A favorite treat was payn puff, which consisted of boiled fruits wrapped in a pastry. This medieval cookbook, written in Middle English and called the Forme of Cury, contained no measures of ingredients or instructions.
Since then, treasured recipes have been collected and passed down through generations of restaurant chefs and family cooks. However, many have been lost, misplaced or are gathering dust on pantry shelves.
Finding lost recipes is a passion for Monica Kass Rogers, a Chicago food writer with an interest in food history.
“Everybody has a recipe that they miss,” she said, “whether that’s a restaurant that closed, or maybe the aunt who was the family recipe keeper died, and you never got the recipe for Aunt Sylvia’s meatloaf.”
An assignment for a Chicago newspaper got Rogers started helping people connect with the recipes they missed most. One lady longed for a meat dish served at her elementary school cafeteria in Florida. Rogers tracked down the school’s recipe for potato turbate, seasoned ground beef between layers of whipped potatoes. She even updated the old recipe by adding a few more vegetables.

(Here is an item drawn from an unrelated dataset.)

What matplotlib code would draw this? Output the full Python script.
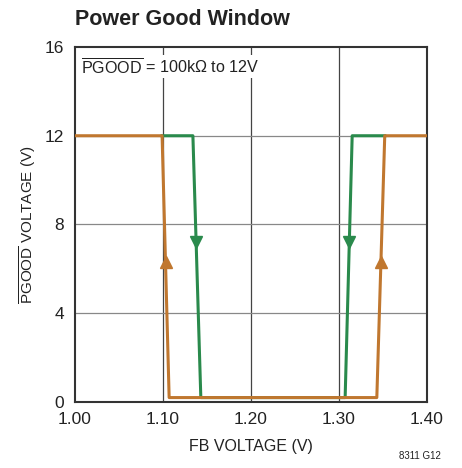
import numpy as np
import matplotlib
matplotlib.use('Agg')
import matplotlib.pyplot as plt
from matplotlib import font_manager

# font: narrow sans if we have it
names = set(f.name for f in font_manager.fontManager.ttflist)
fam = 'Liberation Sans Narrow' if 'Liberation Sans Narrow' in names else 'Liberation Sans'
plt.rcParams['font.family'] = [fam, 'DejaVu Sans']
plt.rcParams['mathtext.fontset'] = 'custom'
plt.rcParams['mathtext.rm'] = fam
plt.rcParams['mathtext.it'] = fam

# rising FB (orange) and falling FB (green) traces
orange_x = [1.00, 1.099, 1.107, 1.343, 1.352, 1.40]
orange_y = [12.0, 12.0, 0.2, 0.2, 12.0, 12.0]
green_x = [1.099, 1.134, 1.143, 1.307, 1.315, 1.352]
green_y = [12.0, 12.0, 0.2, 0.2, 12.0, 12.0]

# arrow heights on the edges
up_arrow_v = 6.3
down_arrow_v = 7.2

xticks = [1.00, 1.10, 1.20, 1.30, 1.40]
yticks = [0, 4, 8, 12, 16]

c_or = '#c0772f'
c_gr = '#2a8a4c'
txt = '#222222'

fig = plt.figure(figsize=(4.62, 4.68), dpi=100)
ax = fig.add_axes([0.1623, 0.1410, 0.7619, 0.7586])

ax.plot(green_x, green_y, color=c_gr, lw=2.2, zorder=3)
ax.plot(orange_x, orange_y, color=c_or, lw=2.2, zorder=4)

# arrows: place on the sloped edges by interpolating the traces
ox1 = np.interp(up_arrow_v, orange_y[1:3][::-1], orange_x[1:3][::-1])
ox2 = np.interp(up_arrow_v, orange_y[3:5], orange_x[3:5])
gx1 = np.interp(down_arrow_v, green_y[1:3][::-1], green_x[1:3][::-1])
gx2 = np.interp(down_arrow_v, green_y[3:5], green_x[3:5])
ax.plot([ox1, ox2], [up_arrow_v, up_arrow_v], ls='none', marker='^', ms=8.5, color=c_or, zorder=5)
ax.plot([gx1, gx2], [down_arrow_v, down_arrow_v], ls='none', marker='v', ms=8.5, color=c_gr, zorder=5)

ax.set_xlim(1.00, 1.40)
ax.set_ylim(0, 16)
ax.set_xticks(xticks)
ax.set_xticklabels(['%.2f' % v for v in xticks])
ax.set_yticks(yticks)
ax.tick_params(length=0, labelsize=12.5, colors=txt)
ax.tick_params(axis='x', pad=7)
ax.tick_params(axis='y', pad=8)
for v in xticks[1:-1]:
    ax.axvline(v, color='#444444', lw=0.9, zorder=1)
for v in yticks[1:-1]:
    ax.axhline(v, color='#888888', lw=0.9, zorder=1)
for s in ax.spines.values():
    s.set_color('#333333')
    s.set_linewidth(1.5)

ax.set_xlabel('FB VOLTAGE (V)', fontsize=11.5, color=txt, labelpad=9)
ax.set_ylabel(r'$\overline{\mathrm{PGOOD}}$ VOLTAGE (V)', fontsize=11, color=txt)
ax.yaxis.set_label_coords(-0.105, 0.5)

ax.text(0.018, 0.972, r'$\overline{\mathrm{PGOOD}}$ = 100k$\Omega$ to 12V', transform=ax.transAxes,
        fontsize=11.6, color=txt, va='top', ha='left',
        bbox=dict(facecolor='white', edgecolor='none', pad=1))

fig.text(0.1623, 0.958, 'Power Good Window', fontsize=15.5, fontweight='bold', color=txt, va='center')
fig.text(0.955, 0.02, '8311 G12', fontsize=7, color=txt, ha='right')

fig.savefig('out.png', dpi=100)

Her biggest find has to be a recipe for rum cake from a bakery in Austin, Texas, that closed 50 years ago. No one could duplicate the buttery-sweet flavor until Rogers found the secret—submerge the whole cake in butter-rum syrup while it’s still warm.
She also has a category of lost recipes that she calls “once upon a box.” These are recipes that were printed on food boxes and other containers from companies like Nestle and Pillsbury. As a journalist, she is as interested in the story behind the recipe as she is in the recipe itself.

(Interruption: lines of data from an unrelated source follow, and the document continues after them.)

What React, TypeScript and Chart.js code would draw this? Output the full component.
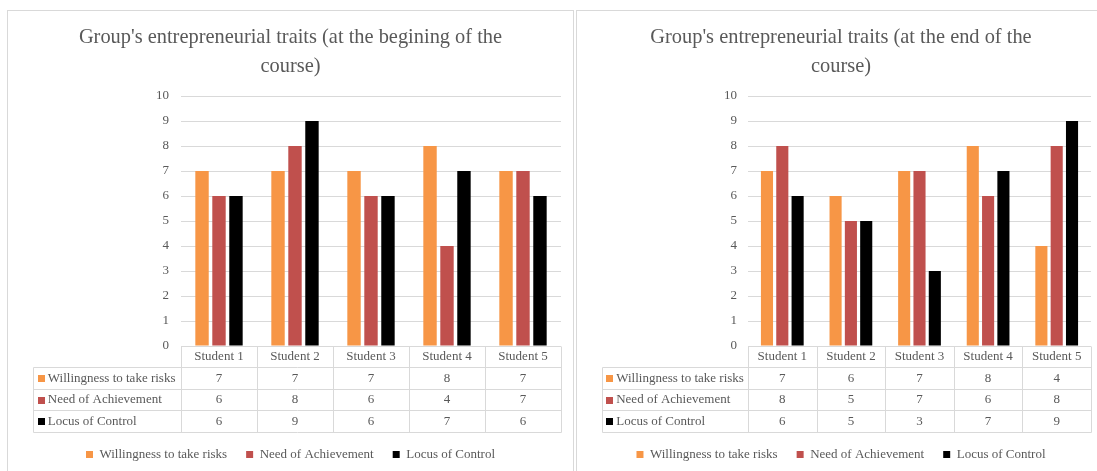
import React, { useEffect, useRef } from 'react';
import { Chart, registerables } from 'chart.js';

Chart.register(...registerables);

// ---------- data ----------
const categories = ['Student 1', 'Student 2', 'Student 3', 'Student 4', 'Student 5'];
const seriesNames = ['Willingness to take risks', 'Need of Achievement', 'Locus of Control'];

const beginRisk = [7, 7, 7, 8, 7];
const beginAchievement = [6, 8, 6, 4, 7];
const beginLocus = [6, 9, 6, 7, 6];

const endRisk = [7, 6, 7, 8, 4];
const endAchievement = [8, 5, 7, 6, 8];
const endLocus = [6, 5, 3, 7, 9];

const yMin = 0;
const yMax = 10;
const yStep = 1;

const titleBegin = ["Group's entrepreneurial traits (at the begining of the", 'course)'];
const titleEnd = ["Group's entrepreneurial traits (at the end of the", 'course)'];

// ---------- styles ----------
const seriesColors = ['#F79646', '#C0504D', '#000000'];
const FONT = "'Liberation Serif', 'Times New Roman', serif";
const TEXT = '#595959';
const LINE = '#d9d9d9';

const dataTablePlugin = {
  id: 'dataTable',
  afterDraw(chart: any, _args: any, opts: any) {
    const { ctx, chartArea } = chart;
    const xs = chart.scales.x;
    const labels: string[] = chart.data.labels;
    const n = labels.length;
    const left = chartArea.left;
    const right = chartArea.right;
    const top = chartArea.bottom;
    const colW = (right - left) / n;
    const headerH = opts.headerHeight;
    const rowH = opts.rowHeight;
    const rows = chart.data.datasets.length;
    const bottom = top + headerH + rows * rowH;
    const tl = opts.tableLeft;
    const snap = (v: number) => Math.round(v) + 0.5;

    ctx.save();
    ctx.strokeStyle = LINE;
    ctx.lineWidth = 1;
    ctx.beginPath();
    for (let i = 0; i <= n; i++) {
      const x = snap(left + i * colW);
      ctx.moveTo(x, snap(top));
      ctx.lineTo(x, snap(bottom));
    }
    ctx.moveTo(snap(tl), snap(top + headerH));
    ctx.lineTo(snap(tl), snap(bottom));
    for (let r = 0; r <= rows; r++) {
      const y = snap(top + headerH + r * rowH);
      ctx.moveTo(snap(tl), y);
      ctx.lineTo(snap(right), y);
    }
    ctx.stroke();

    ctx.font = `13px ${FONT}`;
    ctx.textBaseline = 'middle';
    ctx.textAlign = 'center';
    ctx.fillStyle = TEXT;
    labels.forEach((lab, i) => {
      ctx.fillText(lab, xs.getPixelForValue(i), top + headerH / 2 + 0.5);
    });
    chart.data.datasets.forEach((ds: any, r: number) => {
      const cy = top + headerH + rowH * (r + 0.5) + 0.5;
      ctx.fillStyle = ds.backgroundColor;
      ctx.fillRect(Math.round(tl + 4.5), Math.round(cy - 3.5), 7, 7);
      ctx.fillStyle = TEXT;
      ctx.textAlign = 'left';
      ctx.fillText(ds.label, tl + 14.5, cy);
      ctx.textAlign = 'center';
      ds.data.forEach((v: number, i: number) => {
        ctx.fillText(String(v), xs.getPixelForValue(i), cy);
      });
    });
    ctx.restore();
  },
};

type PanelProps = {
  left: number;
  width: number;
  title: string[];
  series: number[][];
  axisWidth: number;
  rightGap: number;
  tableLeft: number;
  tickPad: number;
};

function Panel({ left, width, title, series, axisWidth, rightGap, tableLeft, tickPad }: PanelProps) {
  const ref = useRef<HTMLCanvasElement>(null);
  const height = 460;

  useEffect(() => {
    if (!ref.current) return;
    const chart = new Chart(ref.current, {
      type: 'bar',
      data: {
        labels: categories,
        datasets: seriesNames.map((name, i) => ({
          label: name,
          data: series[i],
          backgroundColor: seriesColors[i],
          borderWidth: 0,
          categoryPercentage: 0.67,
          barPercentage: 0.79,
        })),
      },
      options: {
        responsive: false,
        animation: false,
        layout: { padding: 0 },
        plugins: {
          title: {
            display: true,
            text: title,
            color: TEXT,
            font: { family: FONT, size: 20.4, weight: 'normal', lineHeight: 29 / 20.4 },
            padding: { top: 12.5, bottom: 14.5 },
          },
          legend: {
            position: 'bottom',
            labels: {
              boxWidth: 7,
              boxHeight: 7,
              padding: 19,
              color: TEXT,
              font: { family: FONT, size: 13 },
            },
          },
          tooltip: { enabled: false },
          // @ts-ignore
          dataTable: { headerHeight: 21, rowHeight: 21.7, tableLeft },
        },
        scales: {
          x: {
            grid: { display: false },
            ticks: { display: false },
            border: { display: false },
            afterFit: (s: any) => {
              s.height = 83;
            },
          },
          y: {
            min: yMin,
            max: yMax,
            ticks: { stepSize: yStep, padding: tickPad, color: TEXT, font: { family: FONT, size: 13 } },
            grid: { color: LINE, drawTicks: false },
            border: { display: false },
            afterFit: (s: any) => {
              s.width = axisWidth;
            },
          },
          gap: {
            position: 'right',
            display: true,
            grid: { display: false },
            ticks: { display: false },
            border: { display: false },
            afterFit: (s: any) => {
              s.width = rightGap;
            },
          },
        },
      } as any,
      plugins: [dataTablePlugin],
    });
    return () => chart.destroy();
  }, []);

  return (
    <div
      style={{
        position: 'absolute',
        left,
        top: 10,
        width,
        height: 480,
        border: `1px solid ${LINE}`,
        background: '#fff',
      }}
    >
      <canvas ref={ref} width={width} height={height} style={{ display: 'block', width, height }} />
    </div>
  );
}

export default function App() {
  return (
    <div
      style={{
        position: 'absolute',
        left: 0,
        top: 0,
        width: 1097,
        height: 471,
        overflow: 'hidden',
        background: '#fff',
      }}
    >
      <Panel
        left={7}
        width={565}
        title={titleBegin}
        series={[beginRisk, beginAchievement, beginLocus]}
        axisWidth={173}
        rightGap={12}
        tableLeft={25.3}
        tickPad={12}
      />
      <Panel
        left={576}
        width={528}
        title={titleEnd}
        series={[endRisk, endAchievement, endLocus]}
        axisWidth={171}
        rightGap={14}
        tableLeft={24.7}
        tickPad={11}
      />
    </div>
  );
}
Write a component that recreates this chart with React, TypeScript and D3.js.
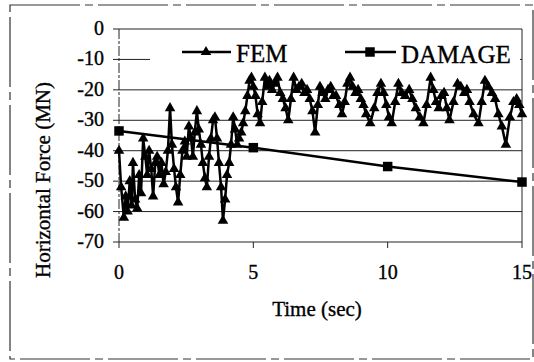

“It’s not just the exact recipe that people are after, it’s the memory of everything that went with it,” she said.
Rogers is not the only one taking such an interest in America’s vintage recipes and food past. The Southern Foodways Alliance, a non-profit group based at the University of Mississippi, is documenting and celebrating the diverse food cultures of the South.
Interest in vintage recipes is even spreading to a few popular chefs, she noted. These chefs are particularly interested in recipes that predate canned goods and convenience foods. Some of these early recipes are found in community and church recipe books, including those printed during the 1920s by a grassroots organization, Farm Bureau.
Rogers’ goal is to make her website more interactive. She wants to turn it into a national forum for people to locate lost recipes by dialoging with others who may have old cookbook collections of their own. She also plans to add audio and video capability to share stories of recipes found.
There is indeed a story behind every lost recipe found and a common theme that food is often part of our fondest memories.